M/s Hamdard (Wakf) Laboratories v. Commissioner, Commercial Tax, U.P.

 

Sharbat Rooh Afza” is classifiable as a ‘fruit drink’ under Entry 103 Schedule II, Part A of the UPVAT Act and not under the residuary entry.


Background

The dispute concerned classification of “Sharbat Rooh Afza” under the Uttar Pradesh Value Added Tax Act, 2008 (UPVAT Act) for the period 01.01.2008–31.03.2012.

The appellant paid VAT at 4% treating the product as “fruit drink” under Entry 103, Schedule II, Part A UPVAT Act. The Department classified it under the residuary entry in Schedule V, attracting 12.5%. The High Court affirmed the Department’s view.


Issues Framed

  1. Whether “Sharbat Rooh Afza” qualifies as “fruit drink” under Entry 103, Schedule II, Part A UPVAT Act.
  2. Whether it is taxable under the residuary entry in Schedule V.

Court’s Reasoning

1. Interpretation of Fiscal Entry

“Fruit drink” is undefined under the UPVAT Act. Therefore, classification must follow the common parlance test—how the product is understood in commercial trade. Regulatory classifications under food laws are not determinative for fiscal purposes.

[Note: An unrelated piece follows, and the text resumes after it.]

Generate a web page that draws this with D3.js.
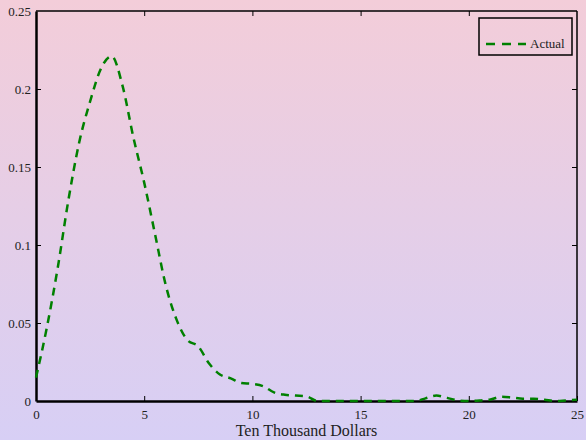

2. Essential Character Test

Though invert sugar syrup forms ~80% of composition, it functions as a carrier/preservative. The fruit juice and flavouring components impart the beverage’s essential character. Hence, quantitative predominance is not decisive.

3. Nature of Entry 103

Entry 103 is inclusive and illustrative (“including fruit drink & fruit juice”) and does not prescribe any minimum fruit content. Reading a 25% threshold into the entry was impermissible.

4. Burden on Revenue

The burden lay on the Revenue to prove applicability of the residuary entry. No trade surveys or commercial evidence were produced to show the product was not understood as a fruit-based beverage.

5. Residuary Entry

Resort to residuary entry is impermissible when a product reasonably fits a specific entry. At least two plausible views existed; the one favouring the assessee must prevail.


Decision / Disposition

Appeals allowed. High Court judgments set aside. “Sharbat Rooh Afza” held taxable at 4% under Entry 103 Schedule II, Part A UPVAT Act. Consequential refund/adjustment directed.


Ratio

Where a fruit-based beverage preparation reasonably answers the commercial description of “fruit drink” under an inclusive entry, and the Revenue fails to discharge the burden of proving otherwise, classification under the residuary entry is impermissible.


Case Details

Citation: 2026 INSC 195
Decided on: 25 February 2026
Case Title: M/s Hamdard (Wakf) Laboratories v. Commissioner,Commercial Tax, U.P.
Court: Supreme Court of India
Bench: B.V. Nagarathna, J.; R. Mahadevan, J.